Sadeq Ali Saad Al Yaari, Nassr Almaflehi


Background: While language-related tests including communication activities of daily living-second edition (CADL-2) test showed that alike were able to test language-related functional and communication skills, psychoneurolinguists and speech language pathologists/ Therapists (SLP/Ts)’s responses varied between accepting or rejecting the results of this test.

Purpose: Previous studies suggest that results of CADL-2 do not differ with both gender aphasics suffering from different language impairments. Thus, the current study tested the validity and reliability of this test among Arab aphasics.

Design: CADL-2 Pre-and-posttest was administered twice in three weeks to test the communication activities of daily living of 100 aphasic participants of both sexes.
Settings: Al Khars hospital in Al Ahsa’a, Kingdom of Saudi Arabia (KSA).

Participants: A total of 100 (50 men and 50 women) gender aphasic participants who suffer from different language deficits were enrolled in this experimental study.

Procedures: Having the English version of CADL-2 translated into Arabic and standardized by three Arabic language experts, the first CADL-2 (Arabic version) test (pre-test) was administered to the participants under investigation in the first week and after two weeks (exactly at the end of the third week)., the second CADL-2 (posttest) was administered. Both tests were conducted in natural environment without any influence from testers or participants’ families.

Interventions: Results including gender-specific differences were qualitatively and statistically analyzed and comparisons were made to illustrate these results.

Main outcomes & Results: The analysis results of each aphasic participant show that no significant differences were observed in CADL-2 pre-and-posttest. The test could test what it was supposed to test.
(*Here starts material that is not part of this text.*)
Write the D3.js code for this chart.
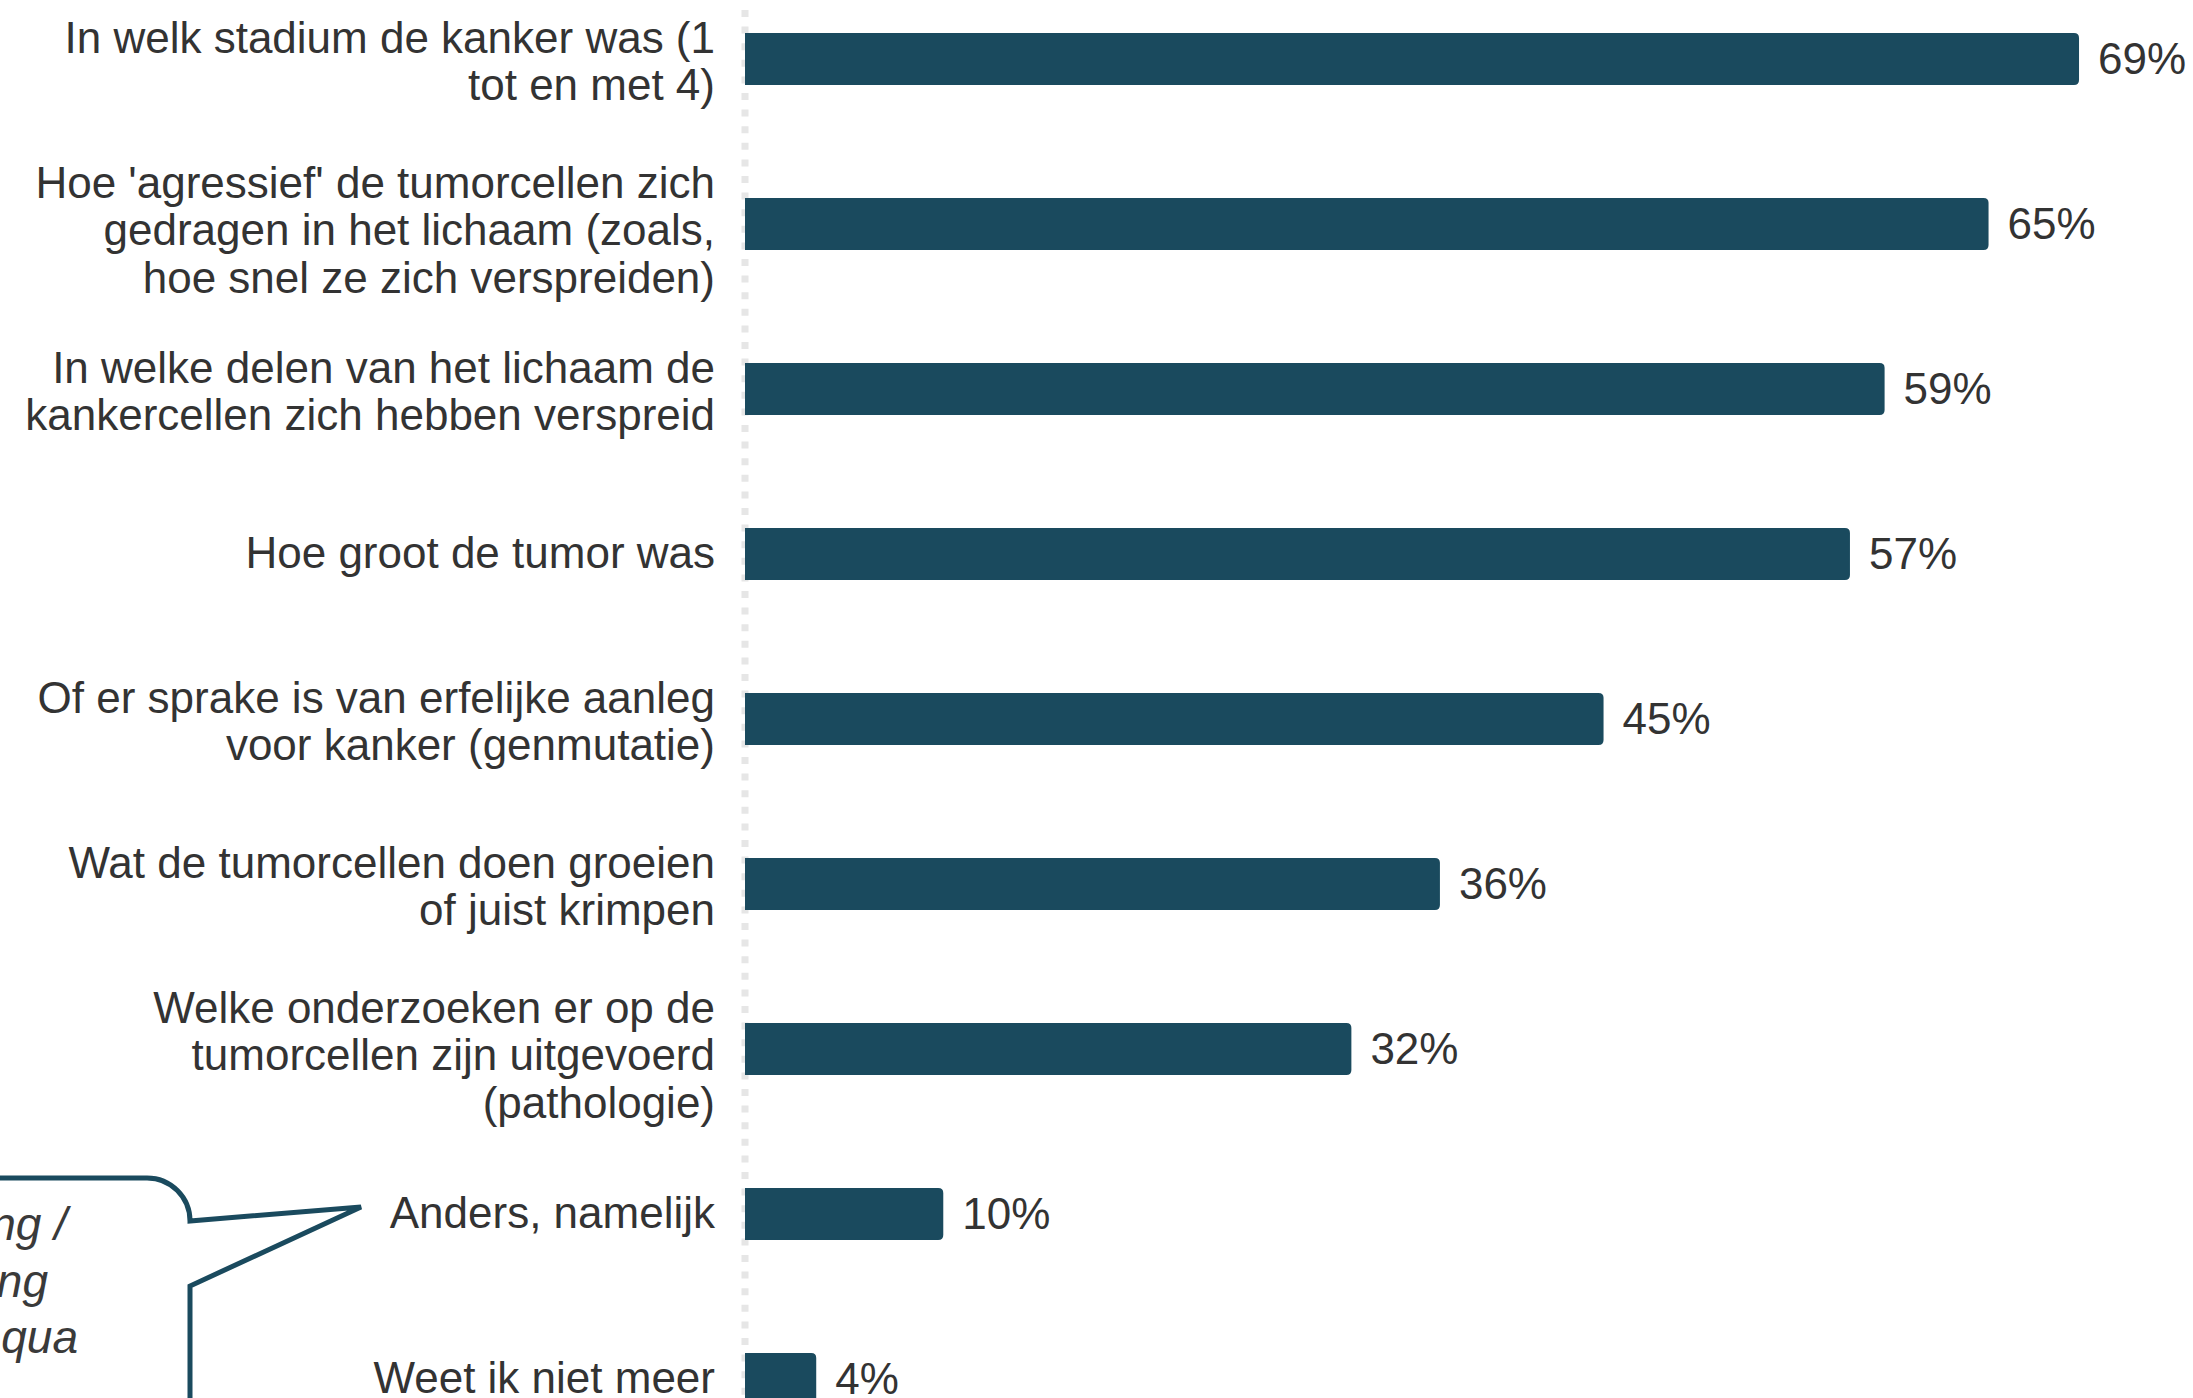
<!DOCTYPE html>
<html>
<head>
<meta charset="utf-8">
<script src="https://cdn.jsdelivr.net/npm/d3@7"></script>
<style>
  body { margin: 0; background: #fff; }
  text { font-family: "Liberation Sans", Arial, sans-serif; }
</style>
</head>
<body>
<div class="dataviz"></div>
<script>
// categories, one line break per "|"
var categories = [
  "In welk stadium de kanker was (1|tot en met 4)",
  "Hoe 'agressief' de tumorcellen zich|gedragen in het lichaam (zoals,|hoe snel ze zich verspreiden)",
  "In welke delen van het lichaam de|kankercellen zich hebben verspreid",
  "Hoe groot de tumor was",
  "Of er sprake is van erfelijke aanleg|voor kanker (genmutatie)",
  "Wat de tumorcellen doen groeien|of juist krimpen",
  "Welke onderzoeken er op de|tumorcellen zijn uitgevoerd|(pathologie)",
  "Anders, namelijk",
  "Weet ik niet meer"
];
var values = [69.3, 64.6, 59.2, 57.4, 44.6, 36.1, 31.5, 10.3, 3.7];
var calloutLines = ["ng /", "ng", "qua"];

var width = 2193,
  height = 1398;

var barColor = "#1a4a5e",
  textColor = "#333333";

var canvas = d3.select(".dataviz").append("svg")
  .attr("width", width)
  .attr("height", height);

var x = d3.scaleLinear()
  .domain([0, 100])
  .range([745, 745 + 1925]);

var y = d3.scalePoint()
  .domain(categories)
  .range([59, 59 + 8 * 165]);

var barH = 52,
  r = 5,
  fs = 44,
  lineH = 47.5;

// dotted baseline
canvas.append("line")
  .attr("x1", x(0)).attr("x2", x(0))
  .attr("y1", 10).attr("y2", height)
  .attr("stroke", "#e6e6e6")
  .attr("stroke-width", 7)
  .attr("stroke-dasharray", "7,9.6");

var rows = canvas.selectAll("g.row")
  .data(categories.map(function(c, i) { return {cat: c, val: values[i]}; }))
  .enter().append("g")
  .attr("class", "row");

// bars, rounded at the right end only
rows.append("path")
  .attr("fill", barColor)
  .attr("d", function(d) {
    var x0 = x(0), x1 = x(d.val), y0 = y(d.cat) - barH / 2, y1 = y0 + barH;
    return "M" + x0 + "," + y0 + "H" + (x1 - r) +
      "Q" + x1 + "," + y0 + " " + x1 + "," + (y0 + r) +
      "V" + (y1 - r) +
      "Q" + x1 + "," + y1 + " " + (x1 - r) + "," + y1 +
      "H" + x0 + "Z";
  });

rows.append("text")
  .attr("x", function(d) { return x(d.val) + 19; })
  .attr("y", function(d) { return y(d.cat) + 15; })
  .attr("font-size", fs)
  .attr("fill", textColor)
  .text(function(d) { return d3.format(".0f")(d.val) + "%"; });

rows.each(function(d) {
  var lines = d.cat.split("|"),
    n = lines.length,
    base = y(d.cat) + 14 + 3.5 * (n - 1);
  var t = d3.select(this).append("text")
    .attr("text-anchor", "end")
    .attr("font-size", fs)
    .attr("fill", textColor);
  lines.forEach(function(l, k) {
    t.append("tspan")
      .attr("x", 715)
      .attr("y", base + (k - (n - 1) / 2) * lineH)
      .text(l);
  });
});

// speech bubble pointing at "Anders, namelijk"
var tipY = y("Anders, namelijk") - 7;
canvas.append("path")
  .attr("fill", "none")
  .attr("stroke", barColor)
  .attr("stroke-width", 5)
  .attr("stroke-linejoin", "miter")
  .attr("d", "M-10,1178 H147 A43,43 0 0 1 190,1221 L361," + tipY +
    " L190,1286 V" + (height + 10));

var cx = [67, 48, 78];
canvas.append("g").selectAll("text")
  .data(calloutLines)
  .enter().append("text")
  .attr("x", function(d, i) { return cx[i]; })
  .attr("y", function(d, i) { return 1240 + i * 56.5; })
  .attr("text-anchor", "end")
  .attr("font-size", 46)
  .attr("font-style", "italic")
  .attr("fill", "#3a3a3a")
  .text(function(d) { return d; });
</script>
</body>
</html>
Moreover, the results of the participants’ pre-and-posttest are similar with mean of percentile in the pre-and-posttest surging 29.5% and 28.6% and Stanine scores surging 3.4% and 3.32% for males in comparison to the female aphasic participants who scored 28.16% and 28.78% in the percentile and 3.38% and 3.38% in the Stanine scores. Taken together, the results demonstrate that the level of aphasics’ communication activities is low. Such results prove that the test is also reliable.

Conclusions & Implications: CADL-2 is considered to be a validated tool for the assessment of Arab aphasic patients of both sexes. These results also provide much needed quantitative data for the diagnosis of language impairments in Arab aphasic patients.